Quote the entries word for word. Omit the pictures.

(Extracted records)
** Start **

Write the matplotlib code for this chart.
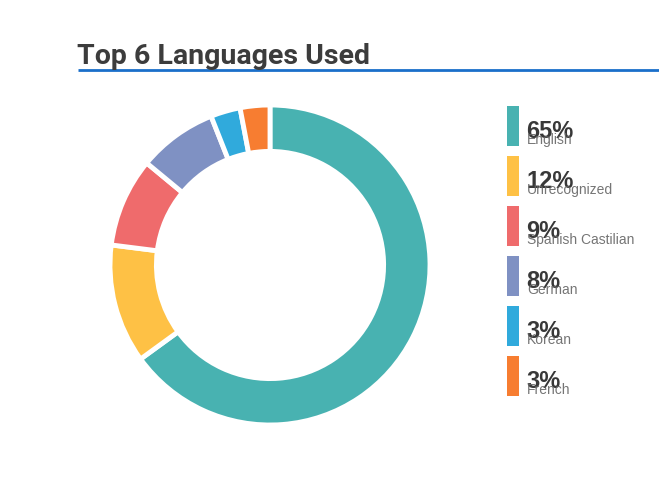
import matplotlib.pyplot as plt
from matplotlib.patches import Rectangle

# -----------------------------
# Data
# -----------------------------
languages = ["English", "Unrecognized", "Spanish Castilian", "German", "Korean", "French"]
shares = [65, 12, 9, 8, 3, 3]
colors = ["#48b2b1", "#fec145", "#ef6b6c", "#7f91c3", "#30aadc", "#f77d31"]
title = "Top 6 Languages Used"

W, H = 659, 481
fig = plt.figure(figsize=(W / 100, H / 100), dpi=100)

# overlay axes in pixel coords for title / legend
ov = fig.add_axes([0, 0, 1, 1])
ov.set_xlim(0, W)
ov.set_ylim(H, 0)
ov.axis("off")

ov.text(77, 64, title, fontsize=20.5, fontweight="bold", family="Roboto",
        color="#3c3c3c", va="baseline", ha="left")
ov.plot([78, W], [71, 71], color="#1a6fca", lw=2, solid_capstyle="butt")

# donut
cx, cy, R = 270, 266, 160
ax = fig.add_axes([(cx - R) / W, (H - cy - R) / H, 2 * R / W, 2 * R / H])
ax.pie(shares, colors=colors, startangle=90, counterclock=False, radius=1.0,
       wedgeprops=dict(width=0.29, edgecolor="white", linewidth=3.5,
                       joinstyle="round"))
ax.set_xlim(-1, 1)
ax.set_ylim(-1, 1)
ax.set_aspect("equal")
ax.axis("off")

# legend
for i, (lang, s, c) in enumerate(zip(languages, shares, colors)):
    y0 = 107 + i * 50
    ov.add_patch(Rectangle((507, y0), 12, 40, color=c, lw=0))
    ov.text(526, y0 + 31, f"{s}%", fontsize=17, fontweight="bold",
            family="Liberation Sans", color="#383838", va="baseline", ha="left")
    ov.text(527, y0 + 37, lang, fontsize=10, family="Liberation Sans",
            color="#666666", alpha=0.9, va="baseline", ha="left")

fig.savefig("out.png", dpi=100)
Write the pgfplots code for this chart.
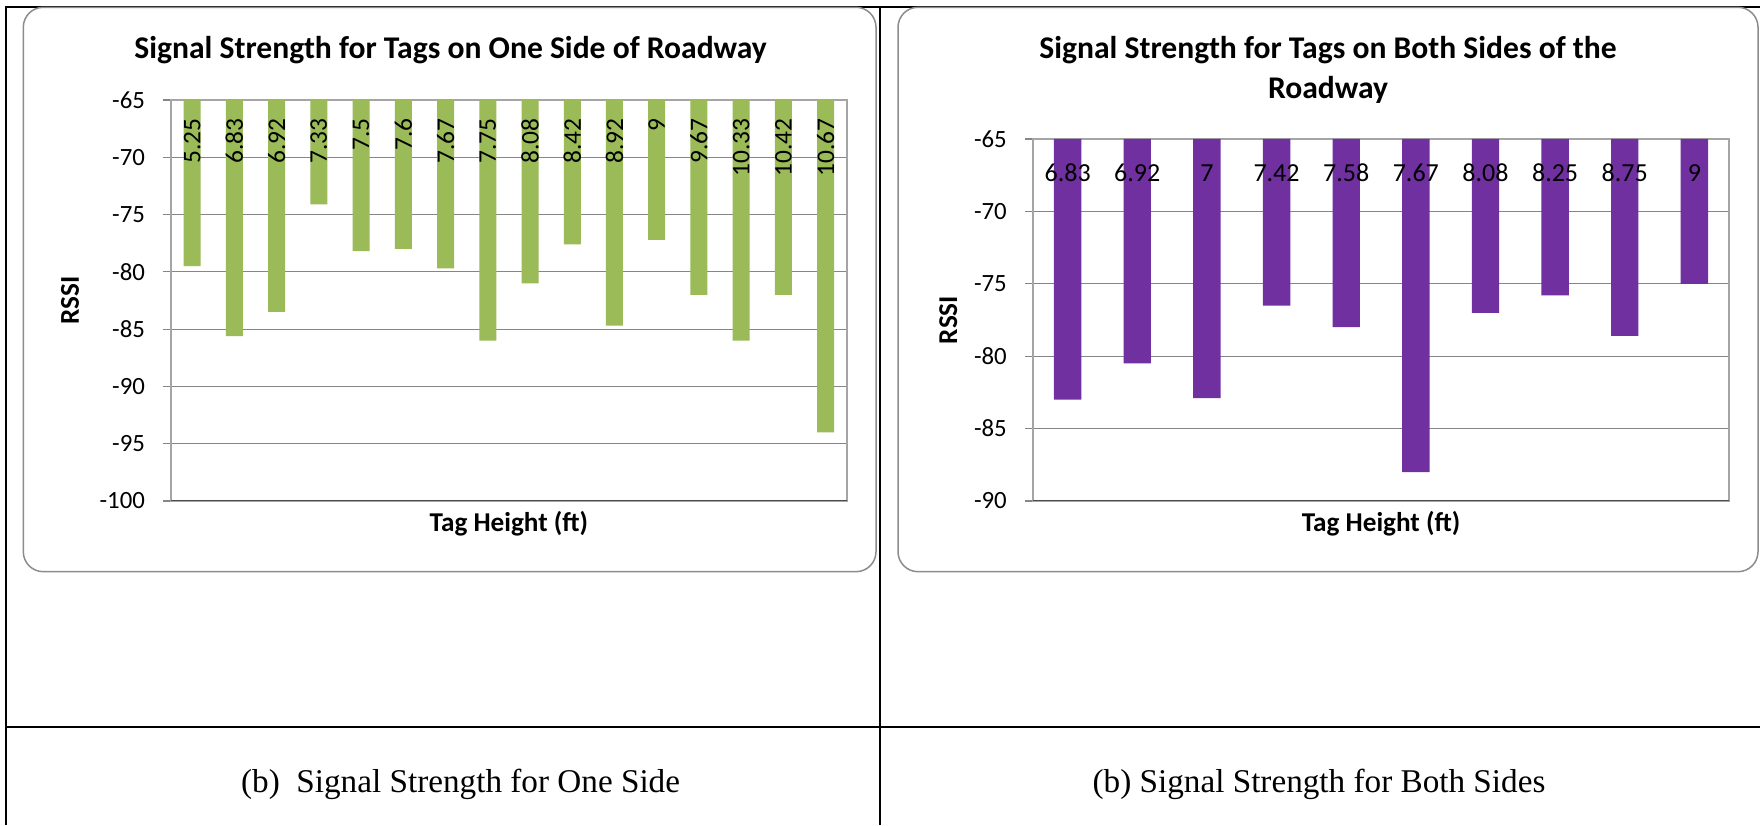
\documentclass[border=0pt]{standalone}
\usepackage{fontspec}
\setmainfont{Carlito}
\newfontfamily\timesfont{Liberation Serif}
\usepackage{pgfplots}
\pgfplotsset{compat=1.18}
\usepackage{pgfplotstable}
\definecolor{barG}{RGB}{155,187,89}
\definecolor{barP}{RGB}{112,48,160}
\definecolor{gridC}{RGB}{134,134,134}
\definecolor{boxC}{RGB}{140,140,140}
\definecolor{yaxC}{RGB}{165,165,165}

\pgfplotstableread{
x lab y
0 5.25 -79.5
1 6.83 -85.6
2 6.92 -83.5
3 7.33 -74.1
4 7.5 -78.2
5 7.6 -78.0
6 7.67 -79.7
7 7.75 -86.0
8 8.08 -81.0
9 8.42 -77.6
10 8.92 -84.7
11 9 -77.2
12 9.67 -82.0
13 10.33 -86.0
14 10.42 -82.0
15 10.67 -94.0
}\tabL

\pgfplotstableread{
x lab y
0 6.83 -83.0
1 6.92 -80.5
2 7 -82.9
3 7.42 -76.5
4 7.58 -78.0
5 7.67 -88.0
6 8.08 -77.0
7 8.25 -75.8
8 8.75 -78.6
9 9 -75.0
}\tabR

\pgfplotsset{rssi/.style={
  scale only axis, anchor=south west,
  xtick=\empty, ytick distance=5,
  ymajorgrids, grid style={gridC, line width=0.6pt},
  x axis line style={draw=gridC, line width=0.6pt},
  y axis line style={draw=yaxC, line width=0.9pt},
  ytick pos=left, tick align=outside, major tick length=4pt,
  ytick style={gridC, line width=0.6pt},
  /pgf/number format/assume math mode=true,
  yticklabel style={font=\fontsize{12.4}{14}\selectfont, xshift=-5.5pt},
  xlabel={Tag Height (ft)}, ylabel={RSSI},
  every axis x label/.style={at={(axis description cs:0.5,0)}, yshift=-11.5pt, anchor=center, font=\bfseries\fontsize{13.6}{16}\selectfont},
}}

\begin{document}
\begin{tikzpicture}
\useasboundingbox (0pt,0pt) rectangle (880pt,412.5pt);
% table lines
\draw[black, line width=1pt] (3pt,0pt) -- (3pt,409.2pt) -- (880pt,409.2pt);
\draw[black, line width=1pt] (440pt,0pt) -- (440pt,409.2pt);
\draw[black, line width=1.1pt] (3pt,49.2pt) -- (880pt,49.2pt);
% chart boxes
\draw[boxC, line width=0.75pt, rounded corners=10pt, fill=white] (11.65pt,126.65pt) rectangle (438pt,408.85pt);
\draw[boxC, line width=0.75pt, rounded corners=10pt, fill=white] (449pt,126.65pt) rectangle (879pt,408.85pt);

% left chart
\begin{axis}[rssi, at={(85.5pt,162pt)}, width=337.9pt, height=200.5pt,
  xmin=-0.5, xmax=15.5, ymin=-100, ymax=-65,
  every axis y label/.style={at={(axis description cs:0,0.5)}, xshift=-50.5pt, rotate=90, anchor=center, font=\bfseries\fontsize{13.6}{16}\selectfont}]
  \addplot[ybar, bar width=8.5pt, fill=barG, draw=none] table[x=x, y=y] {\tabL};
  \addplot[draw=none, mark=none, nodes near coords, point meta=explicit symbolic,
    every node near coord/.style={anchor=east, rotate=90, inner sep=0pt, font=\fontsize{12.7}{14}\selectfont}]
    table[x=x, y expr=-66.57, meta=lab] {\tabL};
  \draw[black!70, line width=0.8pt] (rel axis cs:0,0) -- (rel axis cs:1,0);
\end{axis}

% right chart
\begin{axis}[rssi, at={(516.4pt,162pt)}, width=348.2pt, height=181pt,
  xmin=-0.5, xmax=9.5, ymin=-90, ymax=-65,
  every axis y label/.style={at={(axis description cs:0,0.5)}, xshift=-42.3pt, rotate=90, anchor=center, font=\bfseries\fontsize{13.6}{16}\selectfont}]
  \addplot[ybar, bar width=13.7pt, fill=barP, draw=none] table[x=x, y=y] {\tabR};
  \addplot[draw=none, mark=none, nodes near coords, point meta=explicit symbolic,
    every node near coord/.style={anchor=center, inner sep=0pt, font=\fontsize{13}{15}\selectfont}]
    table[x=x, y expr=-67.35, meta=lab] {\tabR};
  \draw[black!70, line width=0.8pt] (rel axis cs:0,0) -- (rel axis cs:1,0);
\end{axis}

% titles
\node[font=\bfseries\fontsize{15.8}{19.75}\selectfont, anchor=center] at (225.3pt,387.3pt) {Signal Strength for Tags on One Side of Roadway};
\node[font=\bfseries\fontsize{15.8}{19.75}\selectfont, anchor=center, align=center] at (664pt,377.5pt) {Signal Strength for Tags on Both Sides of the\\Roadway};

% captions
\node[font=\timesfont\fontsize{16.6}{19}\selectfont, anchor=center] at (230.3pt,20.5pt) {(b)\ \ Signal Strength for One Side};
\node[font=\timesfont\fontsize{16.6}{19}\selectfont, anchor=center] at (659.5pt,20.5pt) {(b)\ Signal Strength for Both Sides};
\end{tikzpicture}
\end{document}
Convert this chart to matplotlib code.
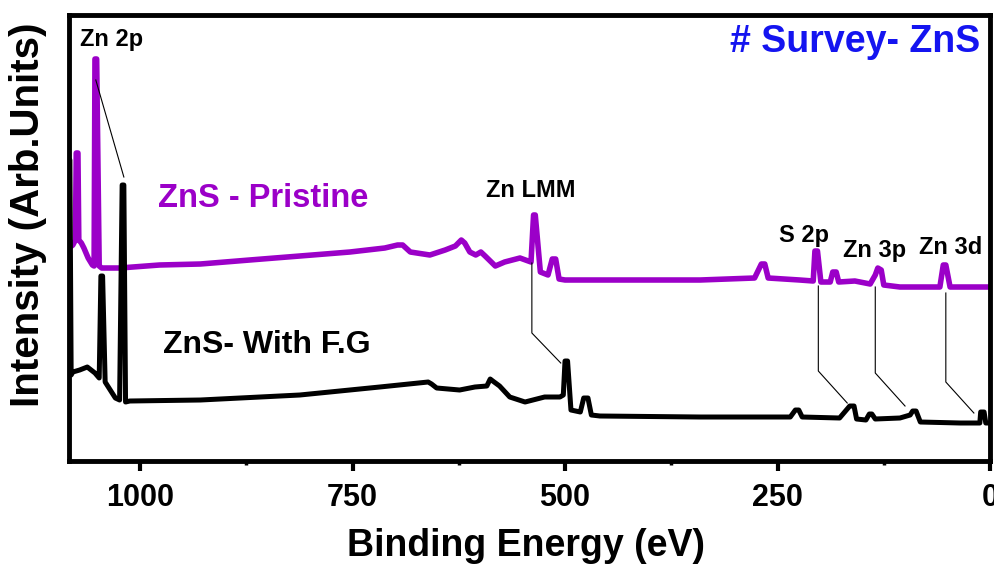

** End **

Task result:
Write the matplotlib code for this chart.
import matplotlib.pyplot as plt
from matplotlib.patches import Rectangle

# -----------------------------
# Data
# -----------------------------
languages = ["English", "Unrecognized", "Spanish Castilian", "German", "Korean", "French"]
shares = [65, 12, 9, 8, 3, 3]
colors = ["#48b2b1", "#fec145", "#ef6b6c", "#7f91c3", "#30aadc", "#f77d31"]
title = "Top 6 Languages Used"

W, H = 659, 481
fig = plt.figure(figsize=(W / 100, H / 100), dpi=100)

# overlay axes in pixel coords for title / legend
ov = fig.add_axes([0, 0, 1, 1])
ov.set_xlim(0, W)
ov.set_ylim(H, 0)
ov.axis("off")

ov.text(77, 64, title, fontsize=20.5, fontweight="bold", family="Roboto",
        color="#3c3c3c", va="baseline", ha="left")
ov.plot([78, W], [71, 71], color="#1a6fca", lw=2, solid_capstyle="butt")

# donut
cx, cy, R = 270, 266, 160
ax = fig.add_axes([(cx - R) / W, (H - cy - R) / H, 2 * R / W, 2 * R / H])
ax.pie(shares, colors=colors, startangle=90, counterclock=False, radius=1.0,
       wedgeprops=dict(width=0.29, edgecolor="white", linewidth=3.5,
                       joinstyle="round"))
ax.set_xlim(-1, 1)
ax.set_ylim(-1, 1)
ax.set_aspect("equal")
ax.axis("off")

# legend
for i, (lang, s, c) in enumerate(zip(languages, shares, colors)):
    y0 = 107 + i * 50
    ov.add_patch(Rectangle((507, y0), 12, 40, color=c, lw=0))
    ov.text(526, y0 + 31, f"{s}%", fontsize=17, fontweight="bold",
            family="Liberation Sans", color="#383838", va="baseline", ha="left")
    ov.text(527, y0 + 37, lang, fontsize=10, family="Liberation Sans",
            color="#666666", alpha=0.9, va="baseline", ha="left")

fig.savefig("out.png", dpi=100)
Write the pgfplots code for this chart.
\documentclass[border=0pt]{standalone}
\usepackage{fontspec}
\setmainfont{Carlito}
\newfontfamily\timesfont{Liberation Serif}
\usepackage{pgfplots}
\pgfplotsset{compat=1.18}
\usepackage{pgfplotstable}
\definecolor{barG}{RGB}{155,187,89}
\definecolor{barP}{RGB}{112,48,160}
\definecolor{gridC}{RGB}{134,134,134}
\definecolor{boxC}{RGB}{140,140,140}
\definecolor{yaxC}{RGB}{165,165,165}

\pgfplotstableread{
x lab y
0 5.25 -79.5
1 6.83 -85.6
2 6.92 -83.5
3 7.33 -74.1
4 7.5 -78.2
5 7.6 -78.0
6 7.67 -79.7
7 7.75 -86.0
8 8.08 -81.0
9 8.42 -77.6
10 8.92 -84.7
11 9 -77.2
12 9.67 -82.0
13 10.33 -86.0
14 10.42 -82.0
15 10.67 -94.0
}\tabL

\pgfplotstableread{
x lab y
0 6.83 -83.0
1 6.92 -80.5
2 7 -82.9
3 7.42 -76.5
4 7.58 -78.0
5 7.67 -88.0
6 8.08 -77.0
7 8.25 -75.8
8 8.75 -78.6
9 9 -75.0
}\tabR

\pgfplotsset{rssi/.style={
  scale only axis, anchor=south west,
  xtick=\empty, ytick distance=5,
  ymajorgrids, grid style={gridC, line width=0.6pt},
  x axis line style={draw=gridC, line width=0.6pt},
  y axis line style={draw=yaxC, line width=0.9pt},
  ytick pos=left, tick align=outside, major tick length=4pt,
  ytick style={gridC, line width=0.6pt},
  /pgf/number format/assume math mode=true,
  yticklabel style={font=\fontsize{12.4}{14}\selectfont, xshift=-5.5pt},
  xlabel={Tag Height (ft)}, ylabel={RSSI},
  every axis x label/.style={at={(axis description cs:0.5,0)}, yshift=-11.5pt, anchor=center, font=\bfseries\fontsize{13.6}{16}\selectfont},
}}

\begin{document}
\begin{tikzpicture}
\useasboundingbox (0pt,0pt) rectangle (880pt,412.5pt);
% table lines
\draw[black, line width=1pt] (3pt,0pt) -- (3pt,409.2pt) -- (880pt,409.2pt);
\draw[black, line width=1pt] (440pt,0pt) -- (440pt,409.2pt);
\draw[black, line width=1.1pt] (3pt,49.2pt) -- (880pt,49.2pt);
% chart boxes
\draw[boxC, line width=0.75pt, rounded corners=10pt, fill=white] (11.65pt,126.65pt) rectangle (438pt,408.85pt);
\draw[boxC, line width=0.75pt, rounded corners=10pt, fill=white] (449pt,126.65pt) rectangle (879pt,408.85pt);

% left chart
\begin{axis}[rssi, at={(85.5pt,162pt)}, width=337.9pt, height=200.5pt,
  xmin=-0.5, xmax=15.5, ymin=-100, ymax=-65,
  every axis y label/.style={at={(axis description cs:0,0.5)}, xshift=-50.5pt, rotate=90, anchor=center, font=\bfseries\fontsize{13.6}{16}\selectfont}]
  \addplot[ybar, bar width=8.5pt, fill=barG, draw=none] table[x=x, y=y] {\tabL};
  \addplot[draw=none, mark=none, nodes near coords, point meta=explicit symbolic,
    every node near coord/.style={anchor=east, rotate=90, inner sep=0pt, font=\fontsize{12.7}{14}\selectfont}]
    table[x=x, y expr=-66.57, meta=lab] {\tabL};
  \draw[black!70, line width=0.8pt] (rel axis cs:0,0) -- (rel axis cs:1,0);
\end{axis}

% right chart
\begin{axis}[rssi, at={(516.4pt,162pt)}, width=348.2pt, height=181pt,
  xmin=-0.5, xmax=9.5, ymin=-90, ymax=-65,
  every axis y label/.style={at={(axis description cs:0,0.5)}, xshift=-42.3pt, rotate=90, anchor=center, font=\bfseries\fontsize{13.6}{16}\selectfont}]
  \addplot[ybar, bar width=13.7pt, fill=barP, draw=none] table[x=x, y=y] {\tabR};
  \addplot[draw=none, mark=none, nodes near coords, point meta=explicit symbolic,
    every node near coord/.style={anchor=center, inner sep=0pt, font=\fontsize{13}{15}\selectfont}]
    table[x=x, y expr=-67.35, meta=lab] {\tabR};
  \draw[black!70, line width=0.8pt] (rel axis cs:0,0) -- (rel axis cs:1,0);
\end{axis}

% titles
\node[font=\bfseries\fontsize{15.8}{19.75}\selectfont, anchor=center] at (225.3pt,387.3pt) {Signal Strength for Tags on One Side of Roadway};
\node[font=\bfseries\fontsize{15.8}{19.75}\selectfont, anchor=center, align=center] at (664pt,377.5pt) {Signal Strength for Tags on Both Sides of the\\Roadway};

% captions
\node[font=\timesfont\fontsize{16.6}{19}\selectfont, anchor=center] at (230.3pt,20.5pt) {(b)\ \ Signal Strength for One Side};
\node[font=\timesfont\fontsize{16.6}{19}\selectfont, anchor=center] at (659.5pt,20.5pt) {(b)\ Signal Strength for Both Sides};
\end{tikzpicture}
\end{document}
Convert this chart to matplotlib code.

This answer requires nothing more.